A new layered composite called Tensotherm™ by Birdair Inc., Amherst, N.Y., is helping to solve the issue. It uses Nanogel® aerogel, a 1.27cm thick, feather-light insulation layer that traps air to prevent heat loss and solar heat gain, and allows daylight harvesting by transmitting and diffusing natural light. A layer of aerogel sandwiched between two layers of PTFE, rather than the standard one- to two-foot space required for fiberglass insulation, can boost R value to 12.

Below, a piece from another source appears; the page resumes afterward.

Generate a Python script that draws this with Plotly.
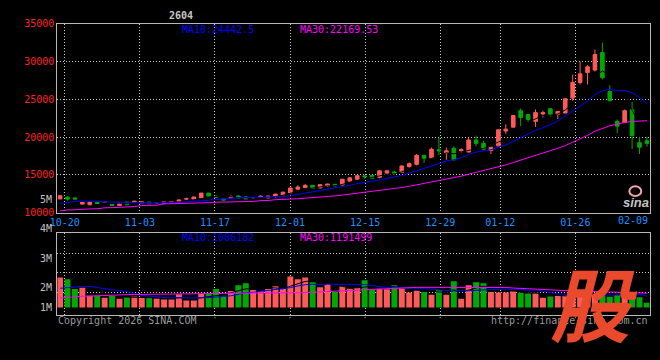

“This is an answer to something that we’ve been looking for a long time. Being able to control R is a big deal,” says Dery. “It responds to energy reduction concerns. All we do is replace the roof; nothing else has to be replaced. It makes retrofitting very easy.”
Elevating R value
New European energy and building codes also drove AeroLite Fabric Pty. Ltd., a division of Fabritecture LLC based in New South Wales, Australia, to create a three-layer fabric composite called AeroLite™ to address the need for greater thermal efficiency without sacrificing the thin profile necessary for freeform design and translucency in its fabric structures.

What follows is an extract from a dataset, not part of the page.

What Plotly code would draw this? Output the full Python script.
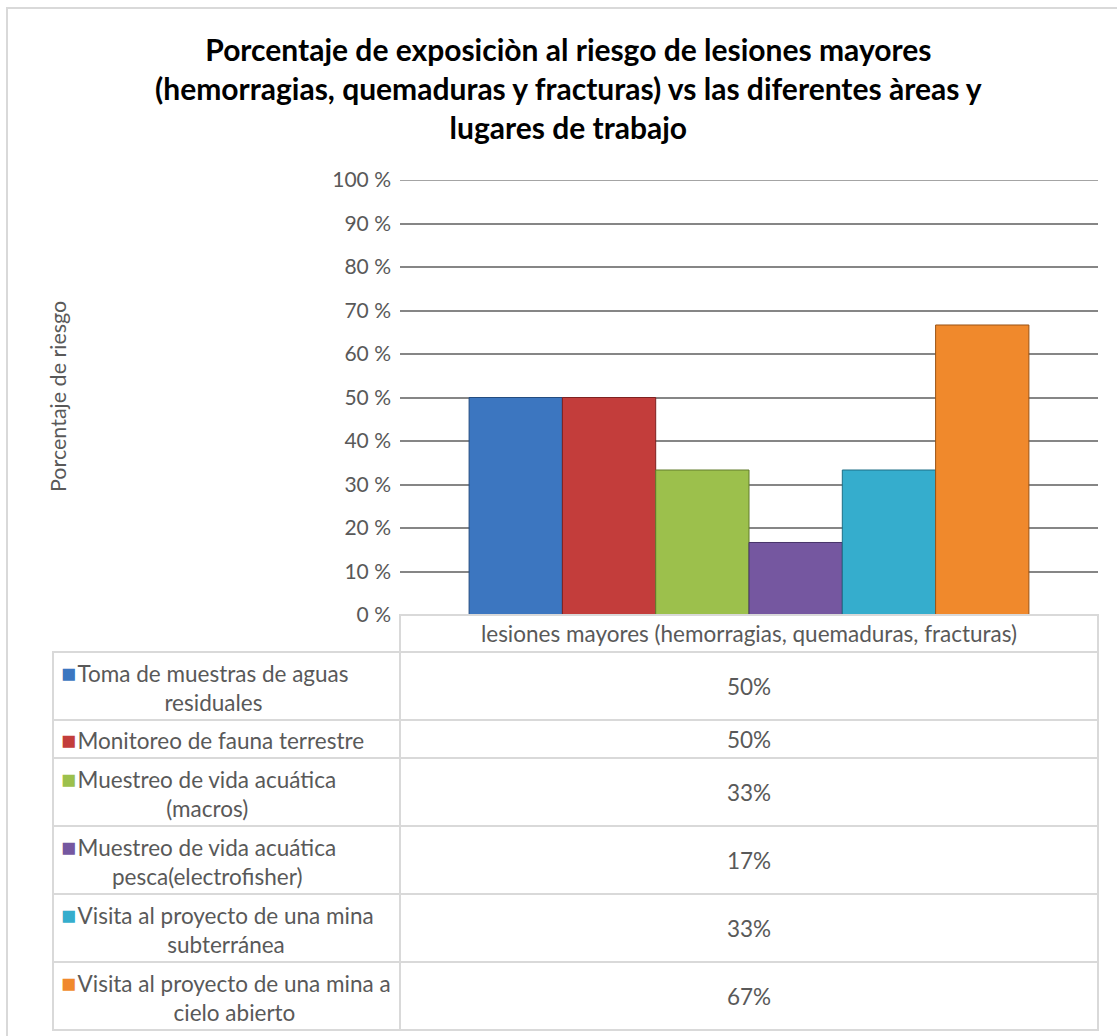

“A lot of our applications are for fully enclosed structures that require mechanical cooling or heating, and building codes in Australia and elsewhere are now requiring continuous form insulation to increase thermal efficiency in such structures,” says Dave Gullis, managing director of Fabritecture.

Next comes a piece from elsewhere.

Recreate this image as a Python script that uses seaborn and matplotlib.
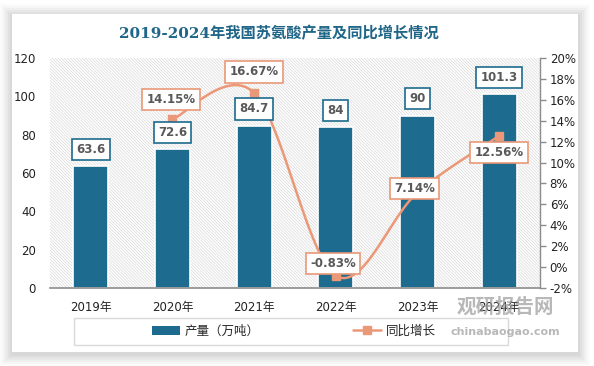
import numpy as np
import pandas as pd
import seaborn as sns
import matplotlib.pyplot as plt
from matplotlib.patches import Rectangle
from matplotlib.lines import Line2D

years = ['2019年', '2020年', '2021年', '2022年', '2023年', '2024年']
output = [63.6, 72.6, 84.7, 84, 90, 101.3]
growth = [None, 14.15, 16.67, -0.83, 7.14, 12.56]
output_labels = ['63.6', '72.6', '84.7', '84', '90', '101.3']

bar_color = '#1d6b8e'
line_color = '#ea9878'
W, H = 594, 366

sns.set_theme(style='white')
plt.rcParams['font.family'] = ['DejaVu Sans', 'Noto Sans CJK SC']
plt.rcParams['hatch.linewidth'] = 0.5

fig = plt.figure(figsize=(5.94, 3.66), dpi=100)
fig.patch.set_facecolor('white')


def fx(px):
    return px / W


def fy(py):
    return 1 - py / H


# card with soft shadow
for i, a in enumerate([0.03, 0.04, 0.05, 0.06, 0.07, 0.08]):
    d = 12 - 2 * i
    fig.patches.append(Rectangle((fx(12 - d), fy(352 + d + 2)), fx(566 + 2 * d), (338 + 2 * d) / H,
                                 transform=fig.transFigure, facecolor='#808080', alpha=a,
                                 edgecolor='none', zorder=0))
fig.patches.append(Rectangle((fx(12), fy(352)), fx(566), 338 / H, transform=fig.transFigure,
                             facecolor='white', edgecolor='none', zorder=0.5))

ax = fig.add_axes([fx(50), fy(288), fx(490), 230 / H])
ax.set_facecolor('none')
ax.add_patch(Rectangle((0, 0), 1, 1, transform=ax.transAxes, facecolor='white',
                       edgecolor='#d9d9d9', linewidth=0, hatch='\\' * 11, zorder=0))

df = pd.DataFrame({'year': years, 'output': output})
sns.barplot(data=df, x='year', y='output', ax=ax, color=bar_color, width=0.43,
            edgecolor='white', linewidth=1.2, saturation=1, zorder=2)
ax.set_ylim(0, 120)
ax.set_xlim(-0.5, 5.5)
ax.set_yticks(range(0, 121, 20))
ax.set_xlabel('')
ax.set_ylabel('')
for s in ['top', 'right', 'left']:
    ax.spines[s].set_visible(False)
ax.spines['bottom'].set_color('#8c8c8c')
ax.spines['bottom'].set_linewidth(1.2)
ax.tick_params(axis='y', length=0, labelsize=8.5, colors='#222222', pad=10)
ax.tick_params(axis='x', length=0, labelsize=8.5, colors='#222222', pad=9)

# growth line on right axis, Excel-like smoothing (Catmull-Rom through the points)
ax2 = ax.twinx()
ax2.set_ylim(-2, 20)
ax2.set_yticks(range(-2, 21, 2))
ax2.set_yticklabels([f'{t}%' for t in range(-2, 21, 2)])
pts = np.array([(i, g) for i, g in enumerate(growth) if g is not None])
ext = np.vstack([pts[0], pts, pts[-1]])
curve = []
for k in range(1, len(ext) - 2):
    p0, p1, p2, p3 = ext[k - 1], ext[k], ext[k + 1], ext[k + 2]
    for t in np.linspace(0, 1, 30):
        curve.append(0.5 * ((2 * p1) + (-p0 + p2) * t + (2 * p0 - 5 * p1 + 4 * p2 - p3) * t ** 2
                            + (-p0 + 3 * p1 - 3 * p2 + p3) * t ** 3))
curve = np.array(curve)
ax2.plot(curve[:, 0], curve[:, 1], color=line_color, linewidth=1.8, zorder=3)
ax2.scatter(pts[:, 0], pts[:, 1], marker='s', s=40, color=line_color, zorder=4)

# bar value labels (drawn on top axes so they sit above the line)
for i, (v, lab) in enumerate(zip(output, output_labels)):
    ax2.annotate(lab, (i, v), xycoords=ax.transData, xytext=(0, 12), textcoords='offset points',
                 ha='center', va='center', fontsize=8.5, fontweight='bold', color='#595959',
                 zorder=6, bbox=dict(boxstyle='square,pad=0.35', facecolor='white',
                                     edgecolor=bar_color, linewidth=1.2))

offsets = [(0, 0), (-1, 14), (0, 15), (-2, 9), (-2, 3), (0, -12)]
for i, g in enumerate(growth):
    if g is None:
        continue
    ax2.annotate(f'{g:.2f}%', (i, g), xytext=offsets[i], textcoords='offset points',
                 ha='center', va='center', fontsize=8.5, fontweight='bold', color='#595959',
                 zorder=7, bbox=dict(boxstyle='square,pad=0.35', facecolor='white',
                                     edgecolor=line_color, linewidth=1.2))

for s in ['top', 'left', 'bottom']:
    ax2.spines[s].set_visible(False)
ax2.spines['right'].set_color('#8c8c8c')
ax2.spines['right'].set_linewidth(1.0)
ax2.tick_params(axis='y', length=4, width=1, color='#8c8c8c', labelsize=8.5,
                labelcolor='#222222', pad=3, right=True)

ax.set_zorder(1)
ax2.set_zorder(2)
ax2.patch.set_visible(False)

fig.text(fx(279), fy(34), '2019-2024年我国苏氨酸产量及同比增长情况', ha='center', va='center',
         fontsize=11, fontweight='bold', color='#1f6688',
         family=['DejaVu Serif', 'Noto Sans CJK SC'])

# legend frame and entries
fig.patches.append(Rectangle((fx(74), fy(345)), fx(434), 27 / H, transform=fig.transFigure,
                             facecolor='white', edgecolor='#d9d9d9', linewidth=1.0, zorder=1))
handles = [Rectangle((0, 0), 1, 1, facecolor=bar_color, edgecolor='none'),
           Line2D([], [], color=line_color, linewidth=1.8, marker='s', markersize=6)]
fig.legend(handles, ['产量（万吨）', '同比增长'], loc='center', ncol=2,
           bbox_to_anchor=(fx(294), fy(331)), frameon=False, fontsize=9,
           handlelength=2.2, columnspacing=7.5, handletextpad=0.4)

# watermark
fig.text(fx(505), fy(307), '观研报告网', ha='center', va='center', fontsize=14,
         fontweight='bold', color='#9a9a9a', alpha=0.7, zorder=10)
fig.text(fx(505), fy(332), 'chinabaogao.com', ha='center', va='center', fontsize=8,
         fontweight='bold', color='#9a9a9a', alpha=0.7, zorder=10)

fig.savefig('out.png', dpi=100)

A thin layer of Aerogels® SpaceLoft® blanket sandwiched between two layers of PTFE or PVC helps boost the R value and can insulate very thin spaces. The thermal efficiency of AeroLite is six times greater than a single-skin fabric system, Gullis says, and two-and-a-half times greater than a double-layer fabric system. Initial studies have shown it can reduce energy consumption from heating or cooling the interior of a fabric structure by 30 to 70%, depending on the climate. It is being used in sports stadiums, recreational facilities, water parks and “green” shopping centers around the world. AeroLite development manager Lisa Leslie says it is also being used in thermal awnings and blinds to provide a lower cost option to window replacement for retrofits of old buildings that must comply with new energy codes.
Creative spaces
J. Miller Canvas Inc. in Santa Ana, Calif., is working with a number of architectural firms to create cutting edge designs with fabrics that conserve on space, waste and energy. “It’s definitely about how to better utilize space—more open work environments where people can collaborate and work together,” says owner Jim Miller. “There are things you can do with fabric that you can’t do with hard surfaces. It’s exciting to have something that starts from nothing and come up with these totally different ways of using fabrics.”
The company built a large retractable fabric classroom at Virginia Commonwealth University in Richmond, Va. With the flip of a switch, a series of motors and micro switches raise the entire room up and fold it against the ceiling to open the full space for special events. The room is made of a canvas exterior and sound-absorbing interior material for privacy.
Fabrics in building design and construction—greener, cleaner, lighter, cheaper, longer or better performing functions—are part of the discussion and continue to be developed. Miller, for one, is convinced that “we’re just at the beginning.”